Je comprends surtout ce qui s’est passé, un peu fâché : les deux batteries de 105 A sont recouvertes d’une plaque de métal, isolée des cosses par une épaisse couche d’une sorte de caoutchouc isolant. Sauf qu’avec le temps et les secousses sur les pistes, les bornes des batteries ont attaqué puis déchiré le caoutchouc. Et quand une épaisse plaque de métal vient en contact direct avec deux batteries chargées à bloc, les étincelles fusent ! Allez savoir pourquoi, le loueur du 4×4 a laissé le manuel d’entretien des batteries coincées entre elles, 40 pages de papier bien sec ne demandant qu’à prendre feu, ce qui s’est passé. J’ai fini la journée en m’arrêtant tous les 5 km pour m’assurer que le feu ne reprenait pas …

Après deux semaines au milieu de cette nature et cette faune abondante, il est malheureusement le temps de rentrer. Je ne pensais pas voir autant d’animaux en totale liberté, et surtout j’ai pu apprécier la démarche du Botswana, qui ne souhaite surtout pas développer le tourisme de masse (direction que prend la Namibie voisine), protégeant sa faune comme il se doit.
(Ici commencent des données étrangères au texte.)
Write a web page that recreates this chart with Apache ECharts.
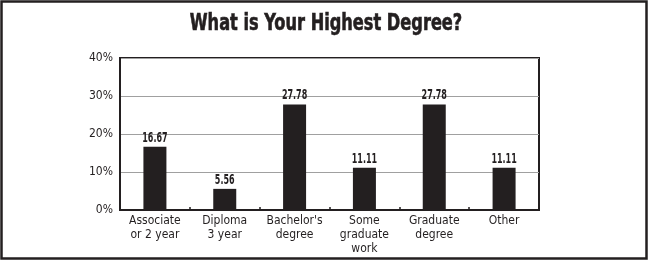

Il reste peu de pays au monde où l’on peut vivre une telle expérience, sans forcément avoir besoin d’un guide, pour peu que l’on ait un peu d’expérience et surtout le véhicule adapté.

A emporter absolument :
Téléphone satellite, Sangles ou cordes pour accrocher le bois, GPS Track4Africa, Cartes ultra détaillées, produits anti-moustiques, chaussures hautes, appareil photo, jumelles.

Le budget :
De 100 à 140 euros / jour pour le 4×4, en fonction du modèle choisi. Ne pas prendre de 4×4 lowcost dans le Kalahari, il faut beaucoup d’autonomie. 20 à 50 euros / nuit pour les campsites. Beaucoup plus pour les lodges.

Quelques conseils :
Ne pas aller seul dans le Kalahari sans une certaine expérience de ce type d’aventure. Toujours rester très près du 4×4, toujours inspecter les alentours du campsite avant de sortir du véhicule, toujours faire un feu avant la tombée de la nuit. Ne jamais tenter de traverser un gué qui n’a pas de traces de pneus, et je ne parle pas des bourbiers.

Bon à savoir :
Le bivouac sauvage est interdit au Botswana, c’est d’ailleurs pour moi son seul défaut. Par contre il existe des campsites très isolés qui permettent de profiter de l’ambiance de l’Afrique australe. Ces campsites doivent être réservés longtemps à l’avance. Il n’est donc pas possible d’aller au Botswana sans avoir bien préparé son parcours à l’avance, au risque d’être un peu déçu. J’ai effectué ces réservations grâce aux conseils avisés de Tawana Self Drive, une agence locale tenue par un couple de français passionnés. Sans eux, je serai passé à côté de bivouacs mémorables.

Les photos :
Le Botswana offre la possibilité de magnifiques safaris, mais un manque de matériel peut vraiment frustrer le voyageur. Un reflex me semble indispensable, tout comme un objectif au minimum en 300, idéalement en 600, ce que j’ai utilisé pour ce voyage.